A Gaussian Mixture Model Layer Jointly Optimized with Discriminative Features within A Deep Neural Network Architecture

Erik McDermott
ICASSP, IEEE (2015)
Google Scholar

Abstract

This article proposes and evaluates a Gaussian Mixture Model
(GMM) represented as the last layer of a Deep Neural Network
(DNN) architecture and jointly optimized with all previous layers
using Asynchronous Stochastic Gradient Descent (ASGD).

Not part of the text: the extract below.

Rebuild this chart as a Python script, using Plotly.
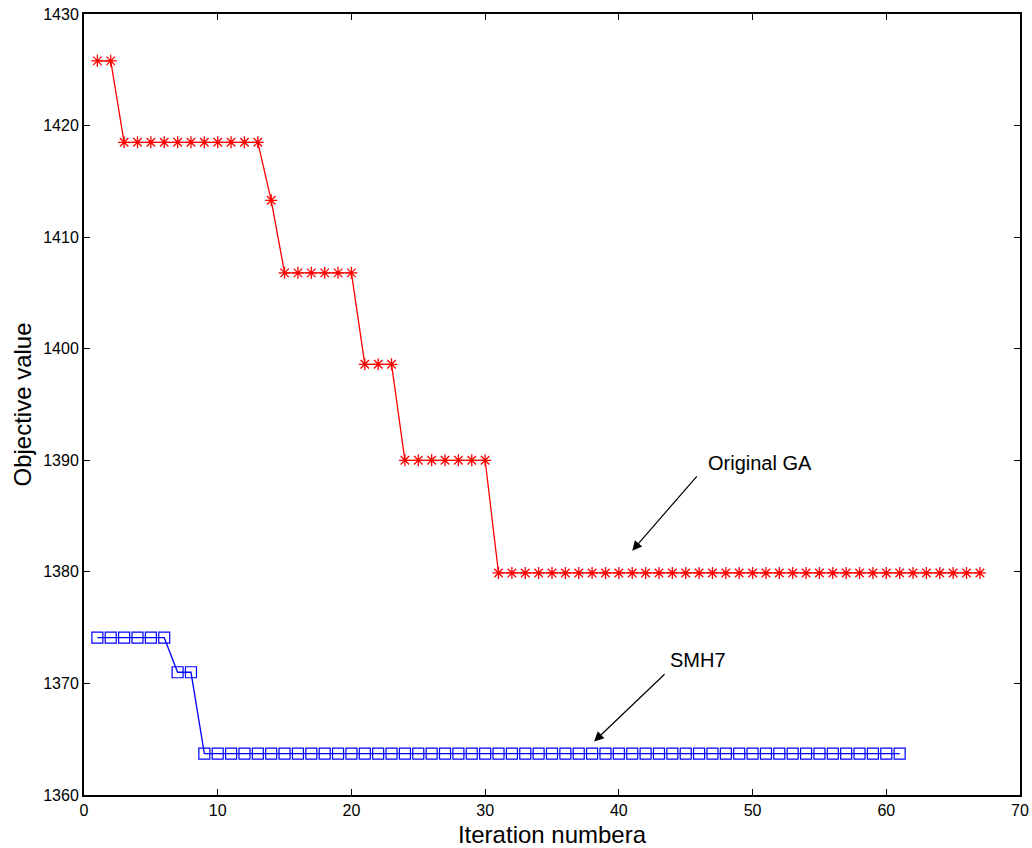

The resulting “Deep GMM” architecture was investigated with special attention
to the following issues: (1) The extent to which joint optimization
improves over separate optimization of the DNN-based
feature extraction layers and the GMM layer; (2) The extent to which
depth (measured in number of layers, for a matched total number
of parameters) helps a deep generative model based on the GMM
layer, compared to a vanilla DNN model; (3) Head-to-head performance
of Deep GMM architectures vs. equivalent DNN architectures
of comparable depth, using the same optimization criterion
(frame-level Cross Entropy (CE)) and optimization method (ASGD);
(4) Expanded possibilities for modeling offered by the Deep GMM
generative model. The proposed Deep GMMs were found to yield
Word Error Rates (WERs) competitive with state-of-the-art DNN
systems, at the cost of pre-training using standard DNNs to initialize
the Deep GMM feature extraction layers. An extension to Deep
Subspace GMMs is described, resulting in additional gains.